• _Records for the exercise_:

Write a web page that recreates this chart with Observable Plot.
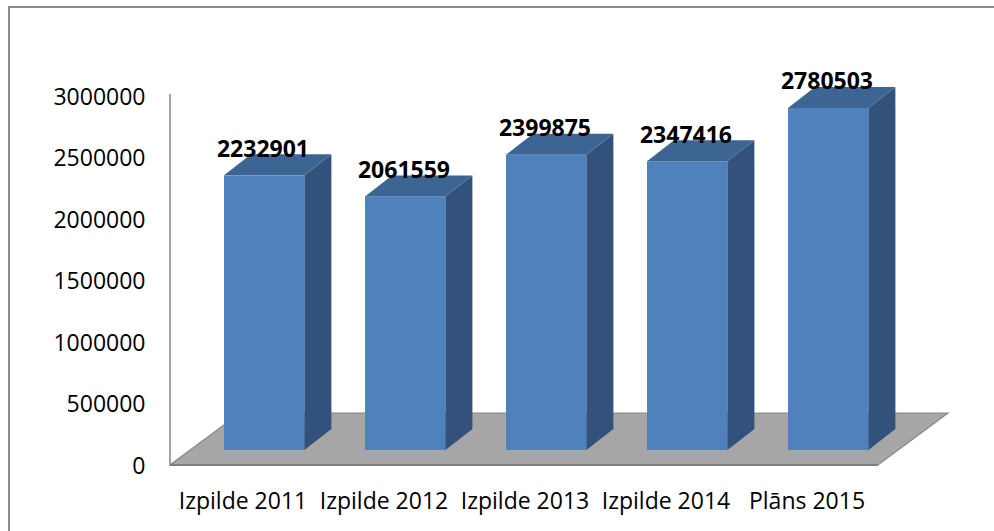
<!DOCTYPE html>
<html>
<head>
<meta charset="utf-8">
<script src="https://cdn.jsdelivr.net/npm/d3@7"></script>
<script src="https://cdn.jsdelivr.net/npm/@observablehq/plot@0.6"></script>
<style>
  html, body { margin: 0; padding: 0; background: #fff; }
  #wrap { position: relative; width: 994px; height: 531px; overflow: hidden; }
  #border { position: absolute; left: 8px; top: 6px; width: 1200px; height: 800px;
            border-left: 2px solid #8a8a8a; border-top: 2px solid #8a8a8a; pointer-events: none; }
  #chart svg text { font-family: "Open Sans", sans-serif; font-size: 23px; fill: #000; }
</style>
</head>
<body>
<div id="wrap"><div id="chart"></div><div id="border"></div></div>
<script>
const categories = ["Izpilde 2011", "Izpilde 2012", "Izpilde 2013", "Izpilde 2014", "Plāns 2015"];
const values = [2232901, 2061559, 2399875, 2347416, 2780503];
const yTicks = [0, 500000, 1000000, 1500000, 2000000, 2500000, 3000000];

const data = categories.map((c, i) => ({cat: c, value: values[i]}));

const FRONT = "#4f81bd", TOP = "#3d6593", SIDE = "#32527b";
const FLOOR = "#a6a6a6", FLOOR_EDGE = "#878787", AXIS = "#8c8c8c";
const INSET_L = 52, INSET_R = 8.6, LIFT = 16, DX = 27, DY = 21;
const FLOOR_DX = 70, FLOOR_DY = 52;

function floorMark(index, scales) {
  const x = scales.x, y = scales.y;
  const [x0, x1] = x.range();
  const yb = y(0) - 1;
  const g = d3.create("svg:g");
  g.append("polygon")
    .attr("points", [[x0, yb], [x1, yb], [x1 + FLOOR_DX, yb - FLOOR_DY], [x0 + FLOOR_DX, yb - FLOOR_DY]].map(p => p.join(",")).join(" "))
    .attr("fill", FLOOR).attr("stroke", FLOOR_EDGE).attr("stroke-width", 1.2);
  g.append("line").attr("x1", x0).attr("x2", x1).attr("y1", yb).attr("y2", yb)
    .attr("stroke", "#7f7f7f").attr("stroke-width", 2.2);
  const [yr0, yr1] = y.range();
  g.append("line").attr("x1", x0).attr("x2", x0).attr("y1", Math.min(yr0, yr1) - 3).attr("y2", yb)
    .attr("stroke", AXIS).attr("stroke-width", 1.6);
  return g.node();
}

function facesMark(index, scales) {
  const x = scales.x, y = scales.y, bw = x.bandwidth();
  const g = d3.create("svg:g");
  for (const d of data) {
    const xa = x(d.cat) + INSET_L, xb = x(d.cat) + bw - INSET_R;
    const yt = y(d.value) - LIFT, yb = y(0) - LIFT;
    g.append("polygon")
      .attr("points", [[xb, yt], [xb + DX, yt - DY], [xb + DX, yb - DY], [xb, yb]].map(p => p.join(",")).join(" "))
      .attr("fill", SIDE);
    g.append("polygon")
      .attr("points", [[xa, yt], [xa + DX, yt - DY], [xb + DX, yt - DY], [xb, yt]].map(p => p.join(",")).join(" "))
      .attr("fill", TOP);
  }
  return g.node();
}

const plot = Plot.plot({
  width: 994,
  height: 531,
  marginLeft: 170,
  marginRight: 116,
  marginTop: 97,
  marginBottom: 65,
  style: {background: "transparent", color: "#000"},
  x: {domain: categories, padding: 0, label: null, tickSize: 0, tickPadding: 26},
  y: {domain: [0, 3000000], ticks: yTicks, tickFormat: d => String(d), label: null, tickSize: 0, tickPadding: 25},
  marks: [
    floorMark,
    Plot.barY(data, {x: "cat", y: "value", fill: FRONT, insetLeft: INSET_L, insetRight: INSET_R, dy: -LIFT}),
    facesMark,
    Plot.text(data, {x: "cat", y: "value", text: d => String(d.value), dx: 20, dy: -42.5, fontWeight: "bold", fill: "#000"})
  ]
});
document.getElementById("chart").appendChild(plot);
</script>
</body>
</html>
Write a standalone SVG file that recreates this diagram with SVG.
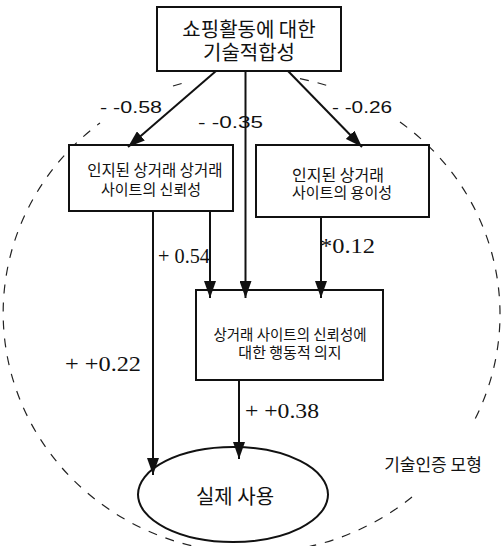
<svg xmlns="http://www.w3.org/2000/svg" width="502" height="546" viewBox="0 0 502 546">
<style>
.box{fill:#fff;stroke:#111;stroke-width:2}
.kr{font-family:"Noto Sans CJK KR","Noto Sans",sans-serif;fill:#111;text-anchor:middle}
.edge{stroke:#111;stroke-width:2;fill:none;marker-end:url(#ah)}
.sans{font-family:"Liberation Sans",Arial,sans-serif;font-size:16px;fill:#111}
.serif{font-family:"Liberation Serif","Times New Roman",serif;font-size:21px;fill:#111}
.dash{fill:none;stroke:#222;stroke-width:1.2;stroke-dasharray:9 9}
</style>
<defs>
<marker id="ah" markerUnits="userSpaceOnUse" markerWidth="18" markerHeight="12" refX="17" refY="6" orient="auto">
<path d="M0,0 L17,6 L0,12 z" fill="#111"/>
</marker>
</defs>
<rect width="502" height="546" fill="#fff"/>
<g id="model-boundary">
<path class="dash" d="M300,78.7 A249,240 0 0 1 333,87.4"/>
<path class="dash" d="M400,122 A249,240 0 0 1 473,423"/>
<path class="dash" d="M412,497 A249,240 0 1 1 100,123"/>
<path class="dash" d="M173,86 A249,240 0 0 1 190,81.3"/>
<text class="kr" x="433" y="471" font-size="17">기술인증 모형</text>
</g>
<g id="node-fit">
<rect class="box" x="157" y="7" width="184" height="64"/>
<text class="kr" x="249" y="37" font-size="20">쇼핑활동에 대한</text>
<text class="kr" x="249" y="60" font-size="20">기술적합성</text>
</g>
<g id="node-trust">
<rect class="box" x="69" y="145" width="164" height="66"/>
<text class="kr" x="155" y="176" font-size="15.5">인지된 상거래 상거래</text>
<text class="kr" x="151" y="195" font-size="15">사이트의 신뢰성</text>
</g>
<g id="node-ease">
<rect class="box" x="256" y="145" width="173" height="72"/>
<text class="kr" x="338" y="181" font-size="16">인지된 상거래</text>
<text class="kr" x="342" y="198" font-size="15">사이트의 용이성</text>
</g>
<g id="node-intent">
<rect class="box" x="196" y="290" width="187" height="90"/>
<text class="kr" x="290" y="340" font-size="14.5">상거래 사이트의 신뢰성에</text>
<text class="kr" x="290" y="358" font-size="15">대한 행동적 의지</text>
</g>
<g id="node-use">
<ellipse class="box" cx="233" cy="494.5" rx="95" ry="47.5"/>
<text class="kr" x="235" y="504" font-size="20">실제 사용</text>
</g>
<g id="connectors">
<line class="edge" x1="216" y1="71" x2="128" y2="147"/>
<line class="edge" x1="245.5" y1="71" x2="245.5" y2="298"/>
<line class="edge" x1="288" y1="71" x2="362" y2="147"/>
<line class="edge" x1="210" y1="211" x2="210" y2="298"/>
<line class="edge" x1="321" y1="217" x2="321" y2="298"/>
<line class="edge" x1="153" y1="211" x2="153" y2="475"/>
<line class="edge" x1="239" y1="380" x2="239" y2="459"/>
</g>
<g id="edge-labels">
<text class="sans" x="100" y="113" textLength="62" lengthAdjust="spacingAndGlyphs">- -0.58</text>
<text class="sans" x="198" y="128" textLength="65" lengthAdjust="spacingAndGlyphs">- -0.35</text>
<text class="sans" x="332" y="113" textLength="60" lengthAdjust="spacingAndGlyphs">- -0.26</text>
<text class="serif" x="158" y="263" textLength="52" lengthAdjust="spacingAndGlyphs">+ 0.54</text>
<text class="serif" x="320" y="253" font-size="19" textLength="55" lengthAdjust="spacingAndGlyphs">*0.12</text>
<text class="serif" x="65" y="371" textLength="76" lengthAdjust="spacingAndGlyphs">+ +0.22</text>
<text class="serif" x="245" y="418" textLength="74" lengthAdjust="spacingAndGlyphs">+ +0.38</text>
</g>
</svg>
* * *
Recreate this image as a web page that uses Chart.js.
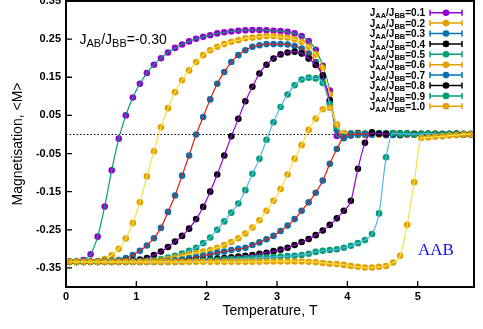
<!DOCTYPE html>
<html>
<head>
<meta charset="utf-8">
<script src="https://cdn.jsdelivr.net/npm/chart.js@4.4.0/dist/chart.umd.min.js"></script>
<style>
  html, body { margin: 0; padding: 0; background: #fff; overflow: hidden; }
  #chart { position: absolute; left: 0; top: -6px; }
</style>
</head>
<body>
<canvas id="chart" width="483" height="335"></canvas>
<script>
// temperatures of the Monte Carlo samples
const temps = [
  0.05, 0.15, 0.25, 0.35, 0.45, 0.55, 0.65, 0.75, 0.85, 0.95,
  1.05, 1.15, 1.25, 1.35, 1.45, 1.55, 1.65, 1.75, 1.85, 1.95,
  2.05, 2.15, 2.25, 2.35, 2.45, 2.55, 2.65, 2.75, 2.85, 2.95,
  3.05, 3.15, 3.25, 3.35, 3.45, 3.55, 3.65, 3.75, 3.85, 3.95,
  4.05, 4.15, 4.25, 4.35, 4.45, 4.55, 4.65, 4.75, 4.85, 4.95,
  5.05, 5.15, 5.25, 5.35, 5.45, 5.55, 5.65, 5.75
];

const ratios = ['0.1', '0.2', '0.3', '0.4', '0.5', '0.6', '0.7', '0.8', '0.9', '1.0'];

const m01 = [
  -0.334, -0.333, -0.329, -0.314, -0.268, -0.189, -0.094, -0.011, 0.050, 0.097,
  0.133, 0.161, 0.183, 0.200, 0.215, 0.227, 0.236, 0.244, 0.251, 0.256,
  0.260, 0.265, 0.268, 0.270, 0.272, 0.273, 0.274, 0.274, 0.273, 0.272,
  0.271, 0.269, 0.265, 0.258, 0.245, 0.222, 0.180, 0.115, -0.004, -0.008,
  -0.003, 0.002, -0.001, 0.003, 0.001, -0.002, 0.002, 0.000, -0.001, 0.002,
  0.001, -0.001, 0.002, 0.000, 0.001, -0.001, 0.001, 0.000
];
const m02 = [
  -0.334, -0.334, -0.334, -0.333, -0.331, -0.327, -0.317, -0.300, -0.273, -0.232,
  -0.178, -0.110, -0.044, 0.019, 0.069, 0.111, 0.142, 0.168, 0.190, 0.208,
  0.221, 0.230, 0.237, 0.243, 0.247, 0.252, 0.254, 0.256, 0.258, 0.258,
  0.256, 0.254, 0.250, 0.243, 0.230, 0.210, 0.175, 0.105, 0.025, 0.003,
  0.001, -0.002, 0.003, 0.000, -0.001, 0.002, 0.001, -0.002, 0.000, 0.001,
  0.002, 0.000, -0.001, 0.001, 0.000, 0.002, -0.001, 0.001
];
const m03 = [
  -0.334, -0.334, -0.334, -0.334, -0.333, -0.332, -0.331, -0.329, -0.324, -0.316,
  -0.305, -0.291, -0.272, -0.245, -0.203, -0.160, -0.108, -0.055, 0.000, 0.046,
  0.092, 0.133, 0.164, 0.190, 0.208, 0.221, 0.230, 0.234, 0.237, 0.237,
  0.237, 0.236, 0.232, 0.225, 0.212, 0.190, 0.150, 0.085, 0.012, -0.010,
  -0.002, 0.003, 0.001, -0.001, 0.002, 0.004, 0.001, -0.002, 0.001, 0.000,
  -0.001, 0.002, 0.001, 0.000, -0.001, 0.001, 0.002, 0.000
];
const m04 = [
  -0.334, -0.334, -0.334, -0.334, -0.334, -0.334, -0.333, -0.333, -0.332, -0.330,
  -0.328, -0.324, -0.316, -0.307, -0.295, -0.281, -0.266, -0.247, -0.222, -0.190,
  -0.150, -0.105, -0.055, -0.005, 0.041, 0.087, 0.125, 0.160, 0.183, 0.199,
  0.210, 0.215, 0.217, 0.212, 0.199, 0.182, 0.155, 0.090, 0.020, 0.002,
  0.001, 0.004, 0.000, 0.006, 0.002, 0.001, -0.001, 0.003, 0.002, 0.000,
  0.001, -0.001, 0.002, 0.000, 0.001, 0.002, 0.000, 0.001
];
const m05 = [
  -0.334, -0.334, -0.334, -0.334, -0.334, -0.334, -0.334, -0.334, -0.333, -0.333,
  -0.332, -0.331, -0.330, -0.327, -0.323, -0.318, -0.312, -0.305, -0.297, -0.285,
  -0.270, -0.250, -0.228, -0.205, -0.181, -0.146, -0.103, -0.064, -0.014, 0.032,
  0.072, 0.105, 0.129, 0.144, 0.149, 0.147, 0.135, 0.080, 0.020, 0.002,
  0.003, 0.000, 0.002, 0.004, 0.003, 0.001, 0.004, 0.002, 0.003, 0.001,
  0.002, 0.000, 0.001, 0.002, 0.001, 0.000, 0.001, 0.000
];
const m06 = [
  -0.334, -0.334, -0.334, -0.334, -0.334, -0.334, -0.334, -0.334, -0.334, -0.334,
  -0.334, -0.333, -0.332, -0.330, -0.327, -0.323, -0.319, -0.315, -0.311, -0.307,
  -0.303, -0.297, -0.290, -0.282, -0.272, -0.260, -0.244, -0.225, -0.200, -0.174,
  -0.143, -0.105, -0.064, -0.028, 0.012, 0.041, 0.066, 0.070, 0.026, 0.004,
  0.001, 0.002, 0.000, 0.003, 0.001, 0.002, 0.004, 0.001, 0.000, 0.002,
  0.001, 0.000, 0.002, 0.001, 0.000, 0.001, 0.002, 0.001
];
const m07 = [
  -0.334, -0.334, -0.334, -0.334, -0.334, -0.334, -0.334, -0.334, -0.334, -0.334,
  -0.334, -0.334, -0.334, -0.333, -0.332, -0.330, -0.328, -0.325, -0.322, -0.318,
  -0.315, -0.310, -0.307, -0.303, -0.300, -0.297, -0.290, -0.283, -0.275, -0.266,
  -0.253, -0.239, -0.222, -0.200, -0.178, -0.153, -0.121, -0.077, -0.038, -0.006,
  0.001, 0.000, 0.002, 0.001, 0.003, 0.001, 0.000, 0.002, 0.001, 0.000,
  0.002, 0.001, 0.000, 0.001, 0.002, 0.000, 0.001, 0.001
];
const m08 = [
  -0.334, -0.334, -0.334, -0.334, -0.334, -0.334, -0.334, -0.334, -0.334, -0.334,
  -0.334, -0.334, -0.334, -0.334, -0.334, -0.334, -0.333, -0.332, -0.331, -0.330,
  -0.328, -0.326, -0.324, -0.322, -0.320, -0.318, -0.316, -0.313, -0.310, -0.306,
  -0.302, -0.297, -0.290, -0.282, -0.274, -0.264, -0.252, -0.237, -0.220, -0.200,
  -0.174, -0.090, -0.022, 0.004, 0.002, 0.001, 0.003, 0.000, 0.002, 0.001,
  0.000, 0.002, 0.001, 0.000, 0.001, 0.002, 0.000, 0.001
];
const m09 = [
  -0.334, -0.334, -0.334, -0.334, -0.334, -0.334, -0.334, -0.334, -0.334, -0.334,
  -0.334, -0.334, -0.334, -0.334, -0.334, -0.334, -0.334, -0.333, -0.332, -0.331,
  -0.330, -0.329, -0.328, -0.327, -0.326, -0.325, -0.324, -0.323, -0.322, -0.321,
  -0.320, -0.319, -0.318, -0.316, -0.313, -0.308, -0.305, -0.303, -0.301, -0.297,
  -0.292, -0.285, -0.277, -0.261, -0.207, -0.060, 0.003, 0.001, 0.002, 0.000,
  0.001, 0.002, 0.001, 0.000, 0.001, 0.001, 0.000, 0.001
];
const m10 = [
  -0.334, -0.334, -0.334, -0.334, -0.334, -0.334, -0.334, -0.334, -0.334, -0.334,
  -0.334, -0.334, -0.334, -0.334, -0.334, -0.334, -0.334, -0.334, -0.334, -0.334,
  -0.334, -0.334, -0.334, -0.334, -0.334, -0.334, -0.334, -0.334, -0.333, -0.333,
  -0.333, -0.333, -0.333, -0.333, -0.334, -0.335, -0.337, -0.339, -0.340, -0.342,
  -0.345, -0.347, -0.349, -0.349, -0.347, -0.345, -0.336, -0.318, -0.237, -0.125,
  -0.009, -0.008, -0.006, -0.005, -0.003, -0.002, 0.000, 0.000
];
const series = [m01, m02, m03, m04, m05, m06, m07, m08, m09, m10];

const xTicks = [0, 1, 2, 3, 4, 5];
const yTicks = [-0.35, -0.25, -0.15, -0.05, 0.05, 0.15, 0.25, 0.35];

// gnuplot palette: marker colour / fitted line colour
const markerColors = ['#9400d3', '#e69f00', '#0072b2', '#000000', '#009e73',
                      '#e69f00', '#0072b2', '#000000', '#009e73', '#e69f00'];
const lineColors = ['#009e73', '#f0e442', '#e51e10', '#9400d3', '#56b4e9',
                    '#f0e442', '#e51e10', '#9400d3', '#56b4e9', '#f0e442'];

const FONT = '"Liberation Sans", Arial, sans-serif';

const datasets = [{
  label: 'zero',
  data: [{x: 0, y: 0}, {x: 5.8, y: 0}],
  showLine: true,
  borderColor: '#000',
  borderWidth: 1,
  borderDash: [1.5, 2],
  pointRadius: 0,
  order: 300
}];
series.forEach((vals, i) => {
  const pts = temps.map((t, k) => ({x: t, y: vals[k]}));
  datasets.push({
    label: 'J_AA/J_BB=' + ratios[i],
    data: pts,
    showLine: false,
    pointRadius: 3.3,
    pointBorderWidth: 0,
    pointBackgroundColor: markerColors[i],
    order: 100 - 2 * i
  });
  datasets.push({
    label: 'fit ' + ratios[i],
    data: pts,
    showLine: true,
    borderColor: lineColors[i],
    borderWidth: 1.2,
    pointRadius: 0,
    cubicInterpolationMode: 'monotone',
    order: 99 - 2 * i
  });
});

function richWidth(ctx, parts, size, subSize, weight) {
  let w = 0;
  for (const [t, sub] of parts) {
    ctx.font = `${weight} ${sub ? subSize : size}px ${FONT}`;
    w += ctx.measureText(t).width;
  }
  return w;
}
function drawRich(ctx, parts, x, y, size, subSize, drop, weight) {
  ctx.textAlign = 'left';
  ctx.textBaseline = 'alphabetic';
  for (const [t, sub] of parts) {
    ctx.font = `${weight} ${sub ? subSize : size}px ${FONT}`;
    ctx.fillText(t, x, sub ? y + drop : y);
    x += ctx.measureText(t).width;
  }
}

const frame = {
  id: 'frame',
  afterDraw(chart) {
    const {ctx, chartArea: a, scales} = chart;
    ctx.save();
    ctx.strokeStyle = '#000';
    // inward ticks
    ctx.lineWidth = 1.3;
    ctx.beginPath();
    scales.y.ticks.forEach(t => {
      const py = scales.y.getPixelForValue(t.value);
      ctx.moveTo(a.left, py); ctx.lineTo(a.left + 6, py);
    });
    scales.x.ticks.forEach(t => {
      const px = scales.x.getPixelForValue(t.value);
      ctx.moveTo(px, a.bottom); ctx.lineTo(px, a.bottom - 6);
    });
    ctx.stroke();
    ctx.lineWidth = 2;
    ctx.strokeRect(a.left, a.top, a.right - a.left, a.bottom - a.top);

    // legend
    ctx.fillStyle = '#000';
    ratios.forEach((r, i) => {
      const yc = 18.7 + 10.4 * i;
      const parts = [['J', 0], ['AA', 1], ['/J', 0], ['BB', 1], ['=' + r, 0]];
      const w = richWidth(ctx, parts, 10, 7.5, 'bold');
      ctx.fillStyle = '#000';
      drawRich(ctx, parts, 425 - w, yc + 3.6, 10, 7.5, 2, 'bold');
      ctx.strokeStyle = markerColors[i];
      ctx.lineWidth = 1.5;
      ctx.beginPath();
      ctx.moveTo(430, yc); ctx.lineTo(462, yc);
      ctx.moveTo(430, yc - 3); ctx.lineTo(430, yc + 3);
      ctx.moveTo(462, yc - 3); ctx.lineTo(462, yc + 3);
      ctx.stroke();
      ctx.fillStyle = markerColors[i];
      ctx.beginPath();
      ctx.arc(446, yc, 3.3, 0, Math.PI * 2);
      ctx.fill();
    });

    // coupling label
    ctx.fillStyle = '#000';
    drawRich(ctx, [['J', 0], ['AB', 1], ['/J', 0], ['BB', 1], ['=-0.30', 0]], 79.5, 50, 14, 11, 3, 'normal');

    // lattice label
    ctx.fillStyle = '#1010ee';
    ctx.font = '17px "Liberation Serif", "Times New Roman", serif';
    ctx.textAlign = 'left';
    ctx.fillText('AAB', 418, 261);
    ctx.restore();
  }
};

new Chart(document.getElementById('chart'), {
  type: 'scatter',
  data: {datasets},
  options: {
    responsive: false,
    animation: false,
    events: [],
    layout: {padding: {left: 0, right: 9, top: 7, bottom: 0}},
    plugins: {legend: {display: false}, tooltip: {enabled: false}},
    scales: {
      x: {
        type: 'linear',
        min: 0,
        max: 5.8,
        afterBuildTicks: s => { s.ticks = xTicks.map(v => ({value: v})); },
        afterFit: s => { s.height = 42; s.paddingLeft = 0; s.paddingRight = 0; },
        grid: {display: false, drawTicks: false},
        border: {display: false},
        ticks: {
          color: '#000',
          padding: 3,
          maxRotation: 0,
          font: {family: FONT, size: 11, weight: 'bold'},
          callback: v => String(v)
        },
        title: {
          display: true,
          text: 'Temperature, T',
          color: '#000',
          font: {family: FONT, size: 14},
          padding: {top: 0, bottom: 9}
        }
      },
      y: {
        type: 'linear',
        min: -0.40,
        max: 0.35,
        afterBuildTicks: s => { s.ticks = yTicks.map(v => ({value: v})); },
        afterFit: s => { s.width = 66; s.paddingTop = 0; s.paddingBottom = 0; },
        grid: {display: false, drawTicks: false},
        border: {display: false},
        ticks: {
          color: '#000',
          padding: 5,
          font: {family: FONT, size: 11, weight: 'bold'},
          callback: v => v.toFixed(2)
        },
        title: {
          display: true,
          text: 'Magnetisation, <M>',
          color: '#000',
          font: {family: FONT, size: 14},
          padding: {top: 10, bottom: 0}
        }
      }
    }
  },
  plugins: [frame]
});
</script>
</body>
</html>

• _What is required_: Repeat only the lines from the one with "Write a web" down to the one with "const FLOOR_DX = 70, FLOOR_DY = 52;", word for word and both included, and leave the pictures out.

• _Task answer_:
Write a web page that recreates this chart with Observable Plot.
<!DOCTYPE html>
<html>
<head>
<meta charset="utf-8">
<script src="https://cdn.jsdelivr.net/npm/d3@7"></script>
<script src="https://cdn.jsdelivr.net/npm/@observablehq/plot@0.6"></script>
<style>
  html, body { margin: 0; padding: 0; background: #fff; }
  #wrap { position: relative; width: 994px; height: 531px; overflow: hidden; }
  #border { position: absolute; left: 8px; top: 6px; width: 1200px; height: 800px;
            border-left: 2px solid #8a8a8a; border-top: 2px solid #8a8a8a; pointer-events: none; }
  #chart svg text { font-family: "Open Sans", sans-serif; font-size: 23px; fill: #000; }
</style>
</head>
<body>
<div id="wrap"><div id="chart"></div><div id="border"></div></div>
<script>
const categories = ["Izpilde 2011", "Izpilde 2012", "Izpilde 2013", "Izpilde 2014", "Plāns 2015"];
const values = [2232901, 2061559, 2399875, 2347416, 2780503];
const yTicks = [0, 500000, 1000000, 1500000, 2000000, 2500000, 3000000];

const data = categories.map((c, i) => ({cat: c, value: values[i]}));

const FRONT = "#4f81bd", TOP = "#3d6593", SIDE = "#32527b";
const FLOOR = "#a6a6a6", FLOOR_EDGE = "#878787", AXIS = "#8c8c8c";
const INSET_L = 52, INSET_R = 8.6, LIFT = 16, DX = 27, DY = 21;
const FLOOR_DX = 70, FLOOR_DY = 52;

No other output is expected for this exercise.